Information provided:
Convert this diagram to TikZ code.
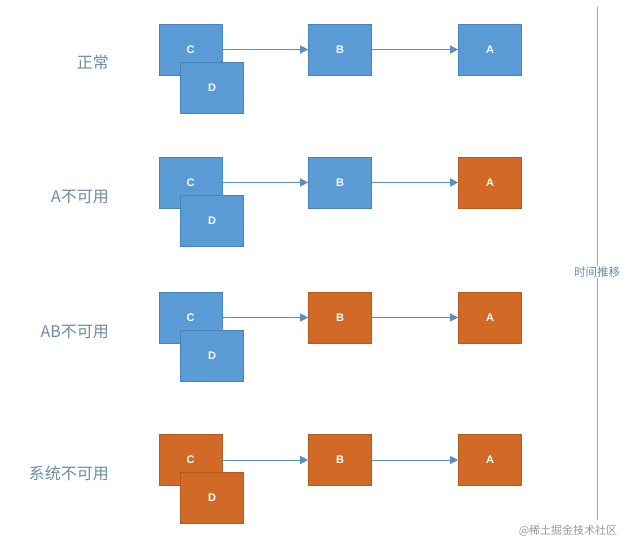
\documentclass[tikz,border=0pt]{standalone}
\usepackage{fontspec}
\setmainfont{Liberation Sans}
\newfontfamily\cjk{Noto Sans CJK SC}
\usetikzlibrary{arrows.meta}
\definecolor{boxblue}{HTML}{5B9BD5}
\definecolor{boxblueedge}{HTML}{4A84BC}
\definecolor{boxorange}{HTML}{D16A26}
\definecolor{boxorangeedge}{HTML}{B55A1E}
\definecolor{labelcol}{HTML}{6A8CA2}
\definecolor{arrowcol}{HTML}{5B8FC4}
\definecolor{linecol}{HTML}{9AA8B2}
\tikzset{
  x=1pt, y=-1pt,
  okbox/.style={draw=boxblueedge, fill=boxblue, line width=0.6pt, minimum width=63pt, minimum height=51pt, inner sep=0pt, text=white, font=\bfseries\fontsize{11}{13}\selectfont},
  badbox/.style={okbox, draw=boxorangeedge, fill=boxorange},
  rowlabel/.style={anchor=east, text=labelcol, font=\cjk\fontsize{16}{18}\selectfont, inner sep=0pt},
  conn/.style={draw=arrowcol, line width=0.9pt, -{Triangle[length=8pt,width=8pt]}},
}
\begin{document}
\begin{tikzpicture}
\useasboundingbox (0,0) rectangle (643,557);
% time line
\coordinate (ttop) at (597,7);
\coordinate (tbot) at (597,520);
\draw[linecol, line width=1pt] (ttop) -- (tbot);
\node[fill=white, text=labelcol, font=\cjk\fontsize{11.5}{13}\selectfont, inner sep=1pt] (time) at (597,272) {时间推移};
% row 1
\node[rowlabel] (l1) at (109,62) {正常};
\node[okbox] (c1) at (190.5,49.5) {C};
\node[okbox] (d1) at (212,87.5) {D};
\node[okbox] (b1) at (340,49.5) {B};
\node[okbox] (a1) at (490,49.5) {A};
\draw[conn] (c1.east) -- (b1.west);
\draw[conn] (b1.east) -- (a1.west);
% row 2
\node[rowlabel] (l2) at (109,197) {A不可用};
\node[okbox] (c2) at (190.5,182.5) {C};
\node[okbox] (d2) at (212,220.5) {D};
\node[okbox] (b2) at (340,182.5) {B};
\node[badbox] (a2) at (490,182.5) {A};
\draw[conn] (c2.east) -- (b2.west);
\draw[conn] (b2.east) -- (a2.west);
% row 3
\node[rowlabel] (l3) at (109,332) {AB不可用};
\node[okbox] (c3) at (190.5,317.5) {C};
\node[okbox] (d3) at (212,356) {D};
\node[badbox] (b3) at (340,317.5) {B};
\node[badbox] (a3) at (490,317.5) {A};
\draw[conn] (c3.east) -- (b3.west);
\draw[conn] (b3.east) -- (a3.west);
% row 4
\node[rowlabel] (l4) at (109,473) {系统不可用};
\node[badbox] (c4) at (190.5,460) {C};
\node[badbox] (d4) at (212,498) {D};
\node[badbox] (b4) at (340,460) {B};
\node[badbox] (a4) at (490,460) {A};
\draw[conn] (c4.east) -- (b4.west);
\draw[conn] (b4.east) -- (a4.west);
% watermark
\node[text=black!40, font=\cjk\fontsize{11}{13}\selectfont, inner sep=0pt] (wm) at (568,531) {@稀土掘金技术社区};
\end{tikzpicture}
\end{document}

Task directions:
Quote the preceding listing precisely and completely, omitting its images.

Completed task:
Convert this diagram to TikZ code.
\documentclass[tikz,border=0pt]{standalone}
\usepackage{fontspec}
\setmainfont{Liberation Sans}
\newfontfamily\cjk{Noto Sans CJK SC}
\usetikzlibrary{arrows.meta}
\definecolor{boxblue}{HTML}{5B9BD5}
\definecolor{boxblueedge}{HTML}{4A84BC}
\definecolor{boxorange}{HTML}{D16A26}
\definecolor{boxorangeedge}{HTML}{B55A1E}
\definecolor{labelcol}{HTML}{6A8CA2}
\definecolor{arrowcol}{HTML}{5B8FC4}
\definecolor{linecol}{HTML}{9AA8B2}
\tikzset{
  x=1pt, y=-1pt,
  okbox/.style={draw=boxblueedge, fill=boxblue, line width=0.6pt, minimum width=63pt, minimum height=51pt, inner sep=0pt, text=white, font=\bfseries\fontsize{11}{13}\selectfont},
  badbox/.style={okbox, draw=boxorangeedge, fill=boxorange},
  rowlabel/.style={anchor=east, text=labelcol, font=\cjk\fontsize{16}{18}\selectfont, inner sep=0pt},
  conn/.style={draw=arrowcol, line width=0.9pt, -{Triangle[length=8pt,width=8pt]}},
}
\begin{document}
\begin{tikzpicture}
\useasboundingbox (0,0) rectangle (643,557);
% time line
\coordinate (ttop) at (597,7);
\coordinate (tbot) at (597,520);
\draw[linecol, line width=1pt] (ttop) -- (tbot);
\node[fill=white, text=labelcol, font=\cjk\fontsize{11.5}{13}\selectfont, inner sep=1pt] (time) at (597,272) {时间推移};
% row 1
\node[rowlabel] (l1) at (109,62) {正常};
\node[okbox] (c1) at (190.5,49.5) {C};
\node[okbox] (d1) at (212,87.5) {D};
\node[okbox] (b1) at (340,49.5) {B};
\node[okbox] (a1) at (490,49.5) {A};
\draw[conn] (c1.east) -- (b1.west);
\draw[conn] (b1.east) -- (a1.west);
% row 2
\node[rowlabel] (l2) at (109,197) {A不可用};
\node[okbox] (c2) at (190.5,182.5) {C};
\node[okbox] (d2) at (212,220.5) {D};
\node[okbox] (b2) at (340,182.5) {B};
\node[badbox] (a2) at (490,182.5) {A};
\draw[conn] (c2.east) -- (b2.west);
\draw[conn] (b2.east) -- (a2.west);
% row 3
\node[rowlabel] (l3) at (109,332) {AB不可用};
\node[okbox] (c3) at (190.5,317.5) {C};
\node[okbox] (d3) at (212,356) {D};
\node[badbox] (b3) at (340,317.5) {B};
\node[badbox] (a3) at (490,317.5) {A};
\draw[conn] (c3.east) -- (b3.west);
\draw[conn] (b3.east) -- (a3.west);
% row 4
\node[rowlabel] (l4) at (109,473) {系统不可用};
\node[badbox] (c4) at (190.5,460) {C};
\node[badbox] (d4) at (212,498) {D};
\node[badbox] (b4) at (340,460) {B};
\node[badbox] (a4) at (490,460) {A};
\draw[conn] (c4.east) -- (b4.west);
\draw[conn] (b4.east) -- (a4.west);
% watermark
\node[text=black!40, font=\cjk\fontsize{11}{13}\selectfont, inner sep=0pt] (wm) at (568,531) {@稀土掘金技术社区};
\end{tikzpicture}
\end{document}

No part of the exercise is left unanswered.